Caribou Migration — Alaska

The Western Arctic caribou herd — nearly 500,000 strong — undertakes one of the longest land migrations on Earth across the Alaskan tundra each year.

When
Sep — Jun
Best viewing
A vast, unhurried river of nearly half a million caribou crossing remote Alaskan tundra — raw wilderness on a continental scale. Expect extreme remoteness, unpredictable timing, and one of Earth's most breathtaking mass-animal events.
Category
Fauna
Status
Peak season

About this spectacle

Witnessing the Western Arctic caribou herd move across the Alaskan tundra is one of the most overwhelming wildlife experiences on the planet.

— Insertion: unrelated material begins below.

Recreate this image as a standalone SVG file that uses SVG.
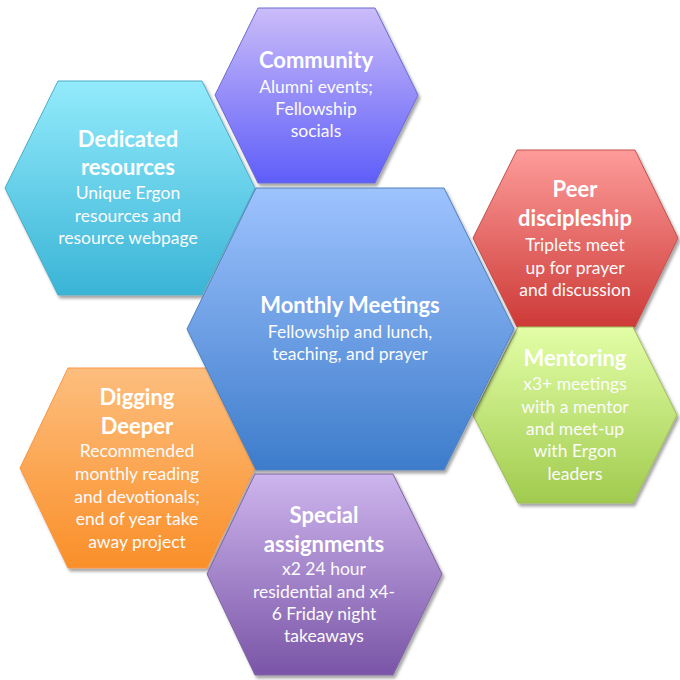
<svg xmlns="http://www.w3.org/2000/svg" width="680" height="680" viewBox="0 0 680 680">
<style>
.t{font-family:Lato,"Liberation Sans",sans-serif;font-weight:bold;font-size:22px;fill:#fff;text-anchor:middle}
.b{font-family:Lato,"Liberation Sans",sans-serif;font-size:17.5px;fill:#fbfbfb;text-anchor:middle}
.hex{stroke-width:1;filter:url(#sh)}
</style>
<defs>
<filter id="sh" x="-10%" y="-10%" width="125%" height="125%">
<feDropShadow dx="2" dy="3" stdDeviation="1.5" flood-color="#000" flood-opacity="0.35"/>
</filter>
<linearGradient id="gC" x1="0" y1="0" x2="0" y2="1"><stop offset="0" stop-color="#93EBFC"/><stop offset="1" stop-color="#3AB4D6"/></linearGradient>
<linearGradient id="gV" x1="0" y1="0" x2="0" y2="1"><stop offset="0" stop-color="#CBBCF9"/><stop offset="1" stop-color="#5E5EF9"/></linearGradient>
<linearGradient id="gB" x1="0" y1="0" x2="0" y2="1"><stop offset="0" stop-color="#9EC3FE"/><stop offset="1" stop-color="#3D7CCB"/></linearGradient>
<linearGradient id="gR" x1="0" y1="0" x2="0" y2="1"><stop offset="0" stop-color="#FD9C9A"/><stop offset="1" stop-color="#CD3A37"/></linearGradient>
<linearGradient id="gG" x1="0" y1="0" x2="0" y2="1"><stop offset="0" stop-color="#E3FEA6"/><stop offset="1" stop-color="#A1CB4E"/></linearGradient>
<linearGradient id="gO" x1="0" y1="0" x2="0" y2="1"><stop offset="0" stop-color="#FDBE7E"/><stop offset="1" stop-color="#FA8F29"/></linearGradient>
<linearGradient id="gP" x1="0" y1="0" x2="0" y2="1"><stop offset="0" stop-color="#CDB5ED"/><stop offset="1" stop-color="#7A55A7"/></linearGradient>
</defs>
<rect width="680" height="680" fill="#fff"/>
<g id="dedicated-resources">
<polygon class="hex" points="5,188 58,81 202,81 255,188 202,295 58,295" fill="url(#gC)" stroke="#4BACC6"/>
<text class="t" x="128" y="147">Dedicated</text>
<text class="t" x="128" y="175">resources</text>
<text class="b" x="128" y="199">Unique Ergon</text>
<text class="b" x="128" y="222">resources and</text>
<text class="b" x="128" y="244">resource webpage</text>
</g>
<g id="digging-deeper">
<polygon class="hex" points="20,468 68,368 207,368 255,468 207,568 68,568" fill="url(#gO)" stroke="#F79646"/>
<text class="t" x="137" y="405">Digging</text>
<text class="t" x="137" y="434">Deeper</text>
<text class="b" x="137" y="457">Recommended</text>
<text class="b" x="137" y="480">monthly reading</text>
<text class="b" x="137" y="503">and devotionals;</text>
<text class="b" x="137" y="525">end of year take</text>
<text class="b" x="137" y="548">away project</text>
</g>
<g id="community">
<polygon class="hex" points="215,95 258,8 375,8 418,95 375,183 258,183" fill="url(#gV)" stroke="#6A6AD0"/>
<text class="t" x="316" y="68">Community</text>
<text class="b" x="316" y="93">Alumni events;</text>
<text class="b" x="316" y="115">Fellowship</text>
<text class="b" x="316" y="137">socials</text>
</g>
<g id="peer-discipleship">
<polygon class="hex" points="473,238 517,150 635,150 678,238 635,327 517,327" fill="url(#gR)" stroke="#C0504D"/>
<text class="t" x="575" y="197">Peer</text>
<text class="t" x="575" y="226">discipleship</text>
<text class="b" x="575" y="251">Triplets meet</text>
<text class="b" x="575" y="274">up for prayer</text>
<text class="b" x="575" y="296">and discussion</text>
</g>
<g id="mentoring">
<polygon class="hex" points="473,415 518,327 633,327 677,415 633,503 518,503" fill="url(#gG)" stroke="#9BBB59"/>
<text class="t" x="575" y="366">Mentoring</text>
<text class="b" x="575" y="390">x3+ meetings</text>
<text class="b" x="575" y="413">with a mentor</text>
<text class="b" x="575" y="435">and meet-up</text>
<text class="b" x="575" y="457">with Ergon</text>
<text class="b" x="575" y="480">leaders</text>
</g>
<g id="monthly-meetings">
<polygon class="hex" points="187,329 256,188 444,188 514,329 444,470 256,470" fill="url(#gB)" stroke="#4F81BD"/>
<text class="t" x="350" y="313">Monthly Meetings</text>
<text class="b" x="350" y="338">Fellowship and lunch,</text>
<text class="b" x="350" y="360">teaching, and prayer</text>
</g>
<g id="special-assignments">
<polygon class="hex" points="207,574 255,474 393,474 442,574 393,675 255,675" fill="url(#gP)" stroke="#8064A2"/>
<text class="t" x="324" y="523">Special</text>
<text class="t" x="324" y="552">assignments</text>
<text class="b" x="324" y="575">x2 24 hour</text>
<text class="b" x="324" y="598">residential and x4-</text>
<text class="b" x="324" y="620">6 Friday night</text>
<text class="b" x="324" y="642">takeaways</text>
</g>
<g id="connectors"></g>
</svg>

Nearly 500,000 animals flow across treeless hills and river valleys in a living river of antlers and breath, hooves drumming against frost-hardened ground. In spring the herd pushes north toward calving grounds on the coastal plain; in autumn it retreats south before the deep freeze. The scale defies easy comprehension — animals stretch to every horizon, their clicking tendons audible before you can make out individual forms. The tundra landscape itself shifts around them: autumn herd movements coincide with blazing red and gold dwarf shrubs, while spring crossings happen against snowfields and ice-edged rivers. Wolves and grizzlies shadow the margins. The silence between surges of movement is as striking as the spectacle itself.

When to go

Sep — Jun

Getting there

Nearest airport: BTT. Nearest city: Fairbanks.